Step 1: Understanding the Question:
An 18-year-old has massive hematemesis, a two-week history of fever treated with drugs, and a moderately enlarged spleen. We need to pick the diagnosis that explains the bleeding.
Step 2: Key Formula or Approach:
Splenomegaly plus hematemesis in a young patient should raise suspicion of a portal hypertensive source of bleeding rather than a simple mucosal ulcer, so weigh each option against that pattern.
Step 3: Detailed Explanation:
An NSAID-induced duodenal ulcer does not explain the splenomegaly, and there is no history of NSAID use given in the vignette, so this option does not fit the whole picture.
Drug-induced gastritis also fails to explain the splenomegaly, and gastritis rarely causes hematemesis this massive on its own.
Portal hypertension is the underlying state that raises pressure in the portal venous system, but it is not itself the visible bleeding lesion, it is the mechanism behind one.

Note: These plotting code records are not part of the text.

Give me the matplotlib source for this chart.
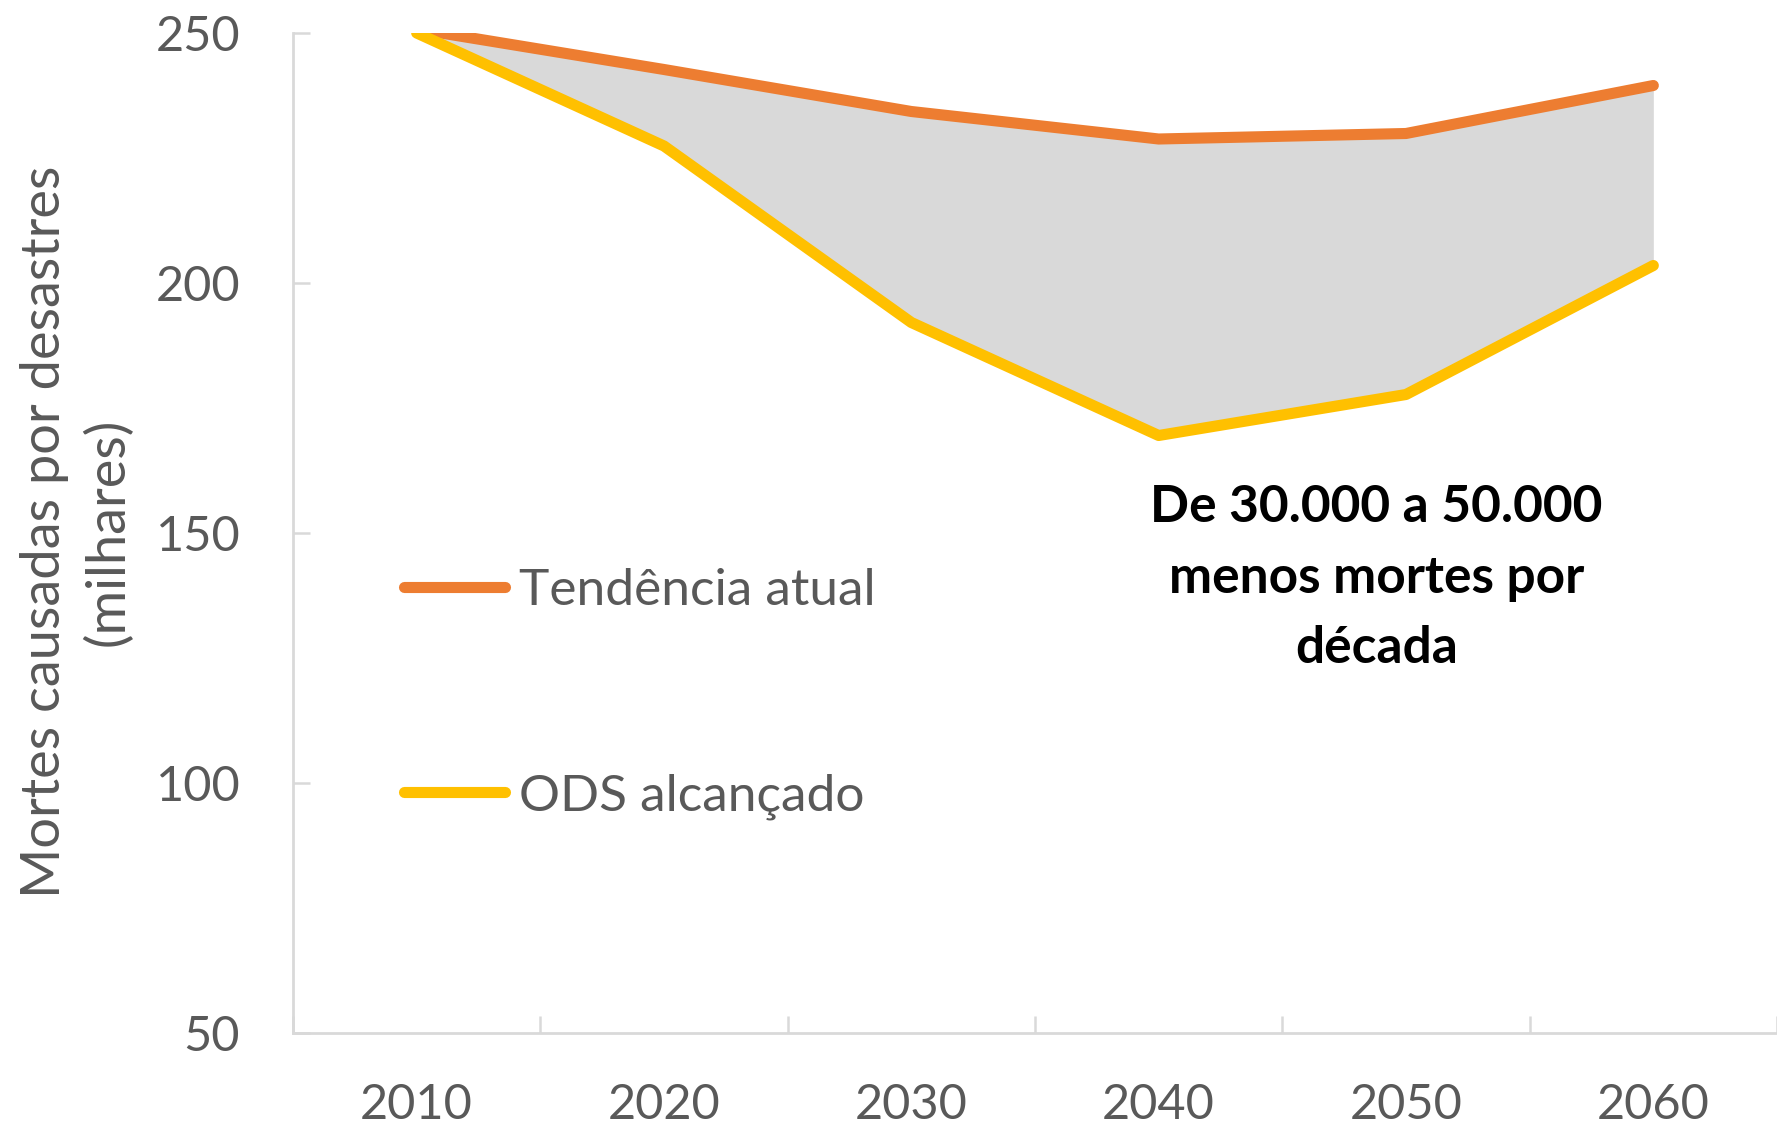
import numpy as np
import matplotlib.pyplot as plt
from matplotlib.lines import Line2D

# dados (milhares de mortes por década)
decadas = ['2010', '2020', '2030', '2040', '2050', '2060']
tendencia_atual = [250.8, 242.7, 234.3, 228.8, 229.9, 239.5]
ods_alcancado = [250, 227.4, 192.1, 169.5, 177.7, 203.5]
y_ticks = [50, 100, 150, 200, 250]

LARANJA = '#ED7D31'
AMARELO = '#FFC000'
CINZA_AREA = '#D9D9D9'
CINZA_TEXTO = '#595959'
CINZA_EIXO = '#D9D9D9'

plt.rcParams['font.family'] = ['Lato', 'DejaVu Sans']

fig = plt.figure(figsize=(17.77, 11.24), dpi=100)
ax = fig.add_axes([293 / 1777, 1 - 1033 / 1124, 1 - 293 / 1777, 1000 / 1124])

x = np.arange(len(decadas))

# área entre as duas trajetórias
ax.fill_between(x, ods_alcancado, tendencia_atual, color=CINZA_AREA, lw=0, zorder=1)
ax.plot(x, tendencia_atual, color=LARANJA, lw=8, solid_capstyle='round',
        solid_joinstyle='round', zorder=2)
ax.plot(x, ods_alcancado, color=AMARELO, lw=8, solid_capstyle='round',
        solid_joinstyle='round', zorder=3)

ax.set_xlim(-0.5, len(decadas) - 0.5)
ax.set_ylim(50, 250)

# eixos estilo Excel
for s in ['top', 'right']:
    ax.spines[s].set_visible(False)
for s in ['left', 'bottom']:
    ax.spines[s].set_color(CINZA_EIXO)
    ax.spines[s].set_linewidth(2)

ax.set_yticks(y_ticks)
ax.set_yticklabels([str(v) for v in y_ticks])
ax.set_xticks(x)
ax.set_xticklabels(decadas)
ax.set_xticks(np.arange(-0.5, len(decadas)), minor=True)

ax.tick_params(axis='y', direction='in', length=12, width=1.8, color=CINZA_EIXO,
               labelcolor=CINZA_TEXTO, labelsize=35, pad=38)
ax.tick_params(axis='x', which='major', length=0, labelcolor=CINZA_TEXTO,
               labelsize=35, pad=36)
ax.tick_params(axis='x', which='minor', direction='in', length=12, width=1.8,
               color=CINZA_EIXO)

fig.text(76.5 / 1777, 1 - 532 / 1124,
         'Mortes causadas por desastres\n(milhares)',
         rotation=90, ha='center', va='center', multialignment='center',
         fontsize=39, color=CINZA_TEXTO, linespacing=1.32)

# legenda dentro da área do gráfico
handles = [
    Line2D([], [], color=LARANJA, lw=8, solid_capstyle='round'),
    Line2D([], [], color=AMARELO, lw=8, solid_capstyle='round'),
]
leg = ax.legend(handles, ['Tendência atual', 'ODS alcançado'],
                loc='center left', bbox_to_anchor=(0.0748, 0.339),
                frameon=False, fontsize=37, handlelength=1.97,
                handletextpad=0.26, labelspacing=3.1, borderpad=0,
                borderaxespad=0)
for t in leg.get_texts():
    t.set_color(CINZA_TEXTO)

ax.text(3.88, 141, 'De 30.000 a 50.000\nmenos mortes por\ndécada',
        ha='center', va='center', fontsize=37, fontweight='bold',
        color='black', linespacing=1.62)

fig.savefig('out.png', dpi=100)
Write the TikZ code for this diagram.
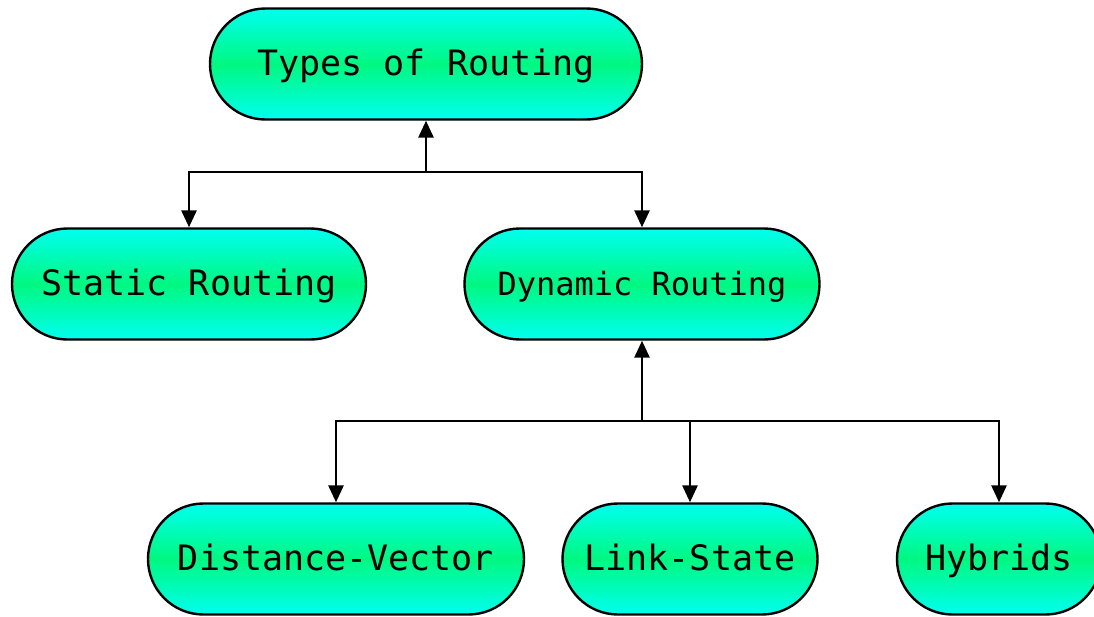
\documentclass[tikz,border=0pt]{standalone}
\usepackage{fontspec}
\setmonofont{DejaVu Sans Mono}
\usetikzlibrary{arrows.meta}
\definecolor{sgreen}{RGB}{0,248,128}
\definecolor{scyan}{RGB}{0,255,240}
\tikzset{
  pill/.style={draw=black, line width=2.4pt, rounded corners=55.5pt, minimum height=111pt,
    inner sep=0pt, top color=scyan, bottom color=scyan, middle color=sgreen,
    text height=30pt, text depth=7pt,
    font=\ttfamily\fontsize{35}{40}\selectfont},
  arr/.style={line width=2.8pt, -{Triangle[length=17pt,width=15pt]}}
}
\begin{document}
\begin{tikzpicture}[x=1pt,y=-1pt]
\fill[white] (0,0) rectangle (1094,616);
\useasboundingbox (0,0) rectangle (1094,616);
\node[pill, minimum width=432pt] (types) at (426,64) {Types of Routing};
\node[pill, minimum width=354pt] (static) at (189,284) {Static Routing};
\node[pill, minimum width=355pt, font=\ttfamily\fontsize{32}{38}\selectfont] (dynamic) at (642,284) {Dynamic Routing};
\node[pill, minimum width=376pt] (dv) at (336,559) {Distance-Vector};
\node[pill, minimum width=255pt] (ls) at (690,559) {Link-State};
\node[pill, minimum width=204pt] (hy) at (999,559) {Hybrids};
\coordinate (j1) at (426,172);
\coordinate (j2) at (642,421);
\draw[arr] (j1) -- (types.south);
\draw[arr] (j1) -| (static.north);
\draw[arr] (j1) -| (dynamic.north);
\draw[arr] (j2) -- (dynamic.south);
\draw[arr] (j2) -| (dv.north);
\draw[arr] (j2) -| (ls.north);
\draw[arr] (j2) -| (hy.north);
\end{tikzpicture}
\end{document}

Esophageal varices are the dilated submucosal veins at the lower esophagus that form because of portal hypertension, and they are the actual site that ruptures and bleeds massively. Given the splenomegaly (from portal hypertension, here likely following the febrile illness) and the massive hematemesis, the direct diagnosis for the bleeding source is esophageal varices.
Step 4: Final Answer:
The diagnosis is esophageal varices, which are the ruptured vessels actually responsible for the massive hematemesis, with portal hypertension and splenomegaly as the setting behind them.